Thomas Friedman visits Greenland, learns the language of 'Climate-speak' and returns, awed but indignant. And rightly so. Like he strongly opines:
Our kids are going to be so angry with us one day. We’ve charged their future on our Visa cards. We’ve added so many greenhouse gases to the atmosphere, for our generation’s growth, that our kids are likely going to spend a good part of their adulthood, maybe all of it, just dealing with the climate implications of our profligacy. And now our leaders are telling them the way out is “offshore drilling” for more climate-changing fossil fuels.
Madness. Sheer madness.
And it isn't just ice reefs in the Arctic sea and Antarctic melting away and people in Tuvalu having a sinking feeling ....the effects of this global profligacy will affect us all. Like Friedman points out, quoting Minik Thorleif Rosing, a top geologist at Denmark’s National History Museum and one of his traveling companions:
“Most people will actually feel climate change delivered to them by the postman. It will come in the form of higher water bills, because of increased droughts in some areas; higher energy bills, because the use of fossil fuels becomes prohibitive; and higher insurance and mortgage rates, because of much more violently unpredictable weather."
Remember: climate change means “global weirding,” not just global warming.

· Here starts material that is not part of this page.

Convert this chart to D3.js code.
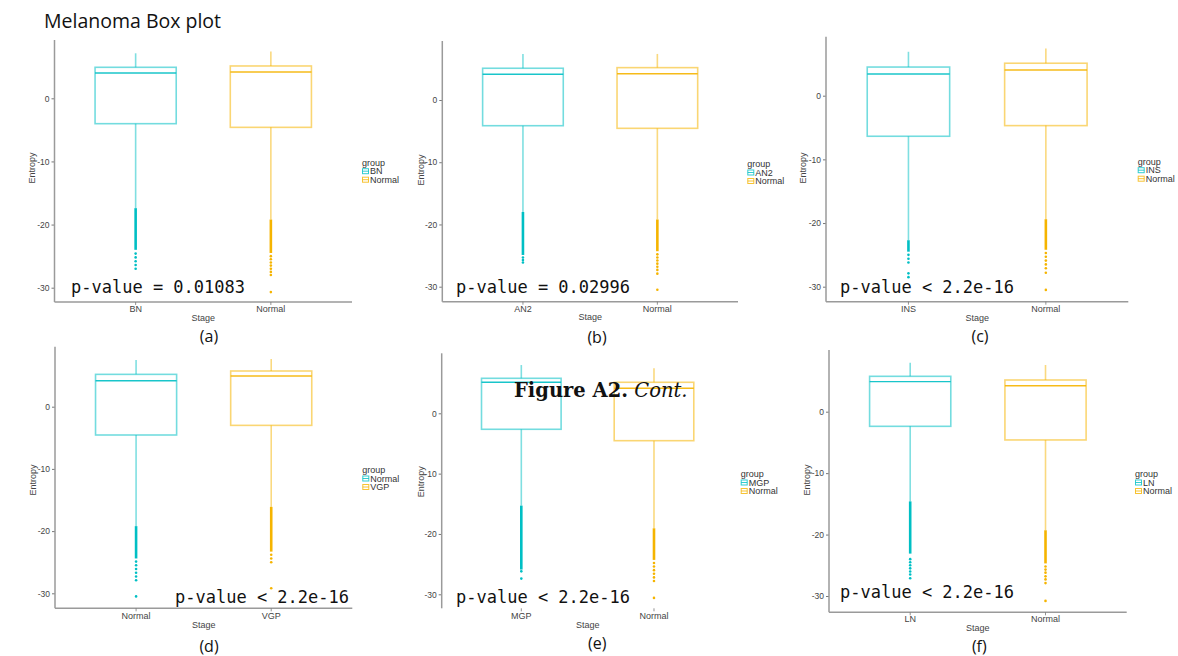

He goes on to talk about various changes Greenland, isolated from most of the world's industry and people, is suffering through. I do not know if the increased ice melting and increased CO2 in the air are merely coincidental and merely a part of seasonal transitions and/or part of a recurring cycle in the earth's history. However, a lot of scientific minds are studying this and to dismiss it as another case of people confusing correlation with causation is perhaps being too dismissive of the integrity of scientists. Several like Jim Hansen (and many others; only his name jumps to the forefront because he has also been the public face of the global warming story - both in terms of limelight amongst believers and flak taken from non-believers) have over the years diligently collected lots of scientific data, not just anecdotal evidence like Friedman, to allow them to say with considerable confidence that it is human activity that is hastening, if not causing, these changes.